A investigação da Comissão incidiu sobre dois aspetos que regulam o acesso à zona franca: a criação de emprego e a origem dos lucros na região. Em relação à criação de emprego, conclui-se com pouca surpresa que Portugal não fez qualquer verificação efetiva, criticando-se os postos de trabalho fictícios, ocupados na verdade pela mesma pessoa, e a contabilização de trabalhadores a tempo parcial como se fossem a tempo inteiro. Outro problema apontado é a localização real dos empregos: Portugal, afirma-se, "sistematicamente não fez qualquer distinção entre empregos criados dentro e fora da região, nem mesmo fora de Portugal e da UE, a fim de determinar o benefício fiscal máximo autorizado" (p. 13)
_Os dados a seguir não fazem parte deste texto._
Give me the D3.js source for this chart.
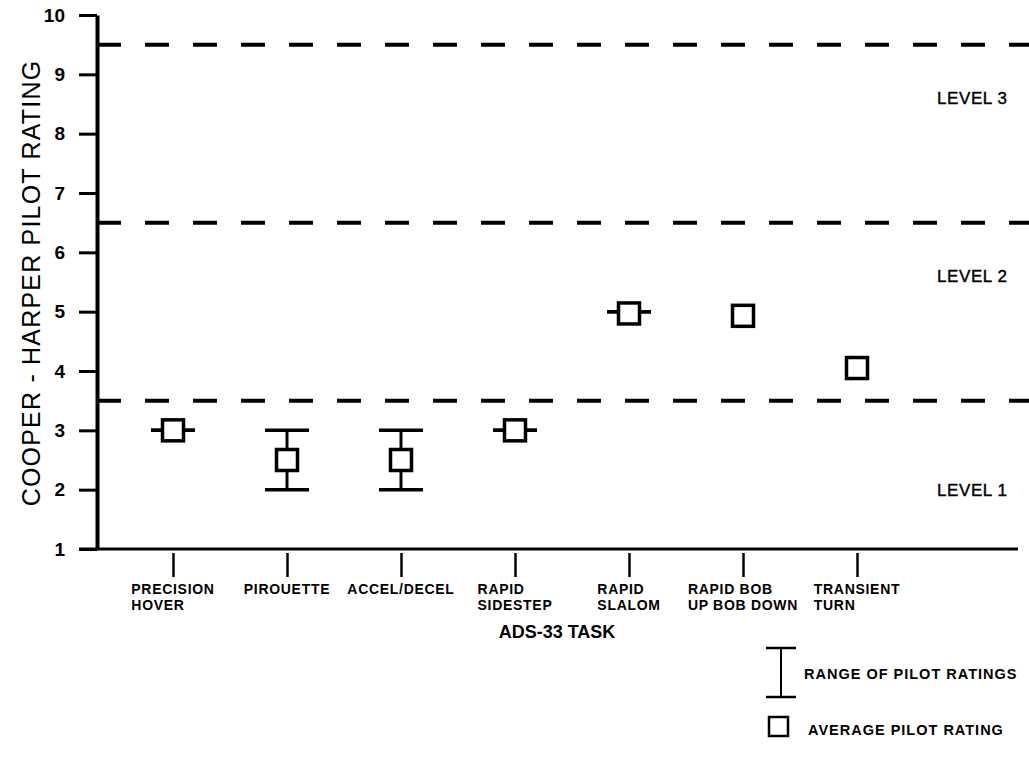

A origem dos lucros declarados na zona franca também suscita "sérias dúvidas" à Comissão, que autorizou o regime III na condição de os lucros das empresas da zona franca resultarem de atividades "efectiva e materialmente realizadas na região da Madeira” (p. 3). A disputa neste ponto gira sobre a interpretação do termo "efetiva e materialmente": o governo português argumenta que não deve significar que a atividade das empresas da zona franca se tenha de cingir à Madeira, nem que os seus trabalhadores tenham de exercer funções ali em permanência, e considera a interpretação da Comissão restritiva e incompatível com as regras europeias de livre circulação.

As conclusões da Comissão estão abertas durante um mês para contribuições das partes interessadas. Se a decisão final vier a confirmá-las, o Estado português poderá ter de exigir às empresas da zona franca vários milhões de euros em IRC cobrados irregularmente à taxa reduzida — um caso raro de oposição entre a política europeia e os interesses financeiros.